Byrnes traced the history of security concerns from tightly-coupled client-server applications, in which any single failure "stopped everything," to messaging middleware systems, which he said became manageable with the MQ Series from IBM but were ideally suited to apps running inside the corporate perimeter, to the mid-90s, when perimeter-based security began eroding with the emergence of remote access for home and mobile workers, B2B connections, supply chain integration, etc. Life inside the perimeter, Byrnes said, stopped being safe, and the life of the message no longer ended at the corporate walls.

Enter encryption, which "helped manage overhead and stay ahead of hackers," but had its own problems: No one could manage keys in a complex environment. And so, "PKI (Public Key Infrastructure) was invented." And took off.

"PKI is the basis for all Web services security going forward," Byrnes pointed out. "When you hear about Service Oriented Architectures, no one says, 'Oh, by the way, PKI is integrated and necessary for security.' But it is. PKI is in fact becoming infrastructure. We are in fact solving the key management problem, so we can use encryption, so we can strongly authenticate messages, so we can assure their integrity -- all the traits we expect from a well-secured system.

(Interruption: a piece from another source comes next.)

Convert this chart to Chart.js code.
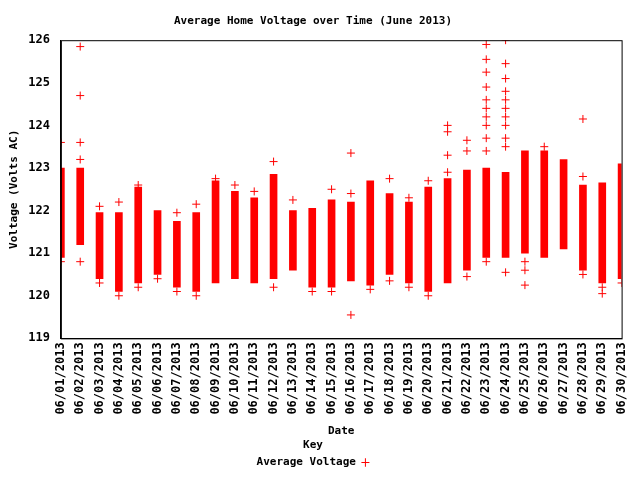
<!DOCTYPE html>
<html><head><meta charset="utf-8">
<script src="https://cdn.jsdelivr.net/npm/chart.js@4"></script>
<style>html,body{margin:0;background:#fff}#w{width:640px;height:480px}</style>
</head><body><div id="w"><canvas id="c"></canvas></div>
<script>
const days = [1,2,3,4,5,6,7,8,9,10,11,12,13,14,15,16,17,18,19,20,21,22,23,24,25,26,27,28,29,30];
const lows  = [120.9,121.2,120.4,120.1,120.3,120.5,120.2,120.1,120.3,120.4,120.3,120.4,120.6,120.2,120.2,120.35,120.25,120.5,120.3,120.1,120.3,120.6,120.9,120.9,121.0,120.9,121.1,120.6,120.3,120.4];
const highs = [123.0,123.0,121.95,121.95,122.55,122.0,121.75,121.95,122.7,122.45,122.3,122.85,122.0,122.05,122.25,122.2,122.7,122.4,122.2,122.55,122.75,122.95,123.0,122.9,123.4,123.4,123.2,122.6,122.65,123.1];
const outDays = [1,1,2,2,2,2,2,3,3,4,4,5,5,6,7,7,8,8,9,10,11,12,12,13,14,15,15,16,16,16,17,18,18,19,19,20,20,21,21,21,21,22,22,22,23,23,23,23,23,23,23,23,23,23,23,24,24,24,24,24,24,24,24,24,24,24,25,25,25,26,28,28,28,29,29,30];
const outVals = [123.6,120.8,125.85,124.7,123.6,123.2,120.8,122.1,120.3,122.2,120.0,122.6,120.2,120.4,121.95,120.1,122.15,120.0,122.75,122.6,122.45,123.15,120.2,122.25,120.1,122.5,120.1,123.35,122.4,119.55,120.15,122.75,120.35,122.3,120.2,122.7,120.0,124.0,123.85,123.3,122.9,123.65,123.4,120.45,125.9,125.55,125.25,124.9,124.6,124.4,124.2,124.0,123.7,123.4,120.8,126.0,125.45,125.1,124.8,124.6,124.4,124.2,124.0,123.7,123.5,120.55,120.8,120.6,120.25,123.5,124.15,122.8,120.5,120.05,120.2,120.3];
const yTicks = [119,120,121,122,123,124,125,126];
const font = {family:'DejaVu Sans Mono', size:11, weight:'bold'};
const xfont = {family:'DejaVu Sans Mono', size:12, weight:'bold'};
new Chart(document.getElementById('c'), {
  data: {
    datasets: [
      {type:'bar', label:'bars', data: days.map((d,i)=>({x:d, y:[lows[i],highs[i]]})), backgroundColor:'#ff0000', barThickness:7, grouped:false},
      {type:'scatter', label:'Average Voltage', data: outDays.map((d,i)=>({x:d,y:outVals[i]})), pointStyle:'cross', pointRadius:4, borderColor:'#ff0000', backgroundColor:'#ff0000', borderWidth:1}
    ]
  },
  options: {
    animation:false, responsive:true, maintainAspectRatio:false,
    layout:{padding:{right:18,top:3,left:4,bottom:2}},
    plugins:{
      title:{display:true, text:'Average Home Voltage over Time (June 2013)', font:font, color:'#000', padding:{top:12,bottom:12}},
      legend:{position:'bottom', rtl:true, title:{display:true, text:'Key', font:font, color:'#000', padding:0},
        labels:{usePointStyle:true, pointStyleWidth:8, font:font, color:'#000', boxWidth:6, boxHeight:6, padding:4, filter:(it)=>it.text!=='bars'}},
      tooltip:{enabled:false}
    },
    scales:{
      x:{type:'linear', min:1, max:30, offset:false,
        title:{display:true, text:'Date', font:font, color:'#000', padding:{top:6,bottom:2}},
        grid:{display:false, drawTicks:false}, border:{color:'#000'},
        ticks:{stepSize:1, autoSkip:false, maxRotation:90, minRotation:90, font:xfont, color:'#000', padding:4,
          callback:v=>'06/'+String(v).padStart(2,'0')+'/2013'}},
      y:{min:119, max:126,
        title:{display:true, text:'Voltage (Volts AC)', font:font, color:'#000'},
        grid:{display:false}, border:{color:'#000'},
        afterBuildTicks:a=>{a.ticks=yTicks.map(v=>({value:v}));},
        ticks:{font:xfont, color:'#000'}}
    }
  },
  plugins:[{id:'box',afterDraw(ch){const a=ch.chartArea,c=ch.ctx;c.save();c.strokeStyle='#000';c.lineWidth=1;c.strokeRect(a.left+0.5,a.top+0.5,a.width,a.height);c.restore();}}]
});
</script></body></html>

"It's being integrated. It has to be. It's complex. You don't want to do it over and over again. Understanding the role of PKI technologies, and how you will use them (and you are going t use them), is crucial to all of the new-generation computing systems coming out. There's no way around it. It will be everywhere. And therefore, understanding PKI is going to be crucial to your success and that of your organization over the next few years." Stands to reason!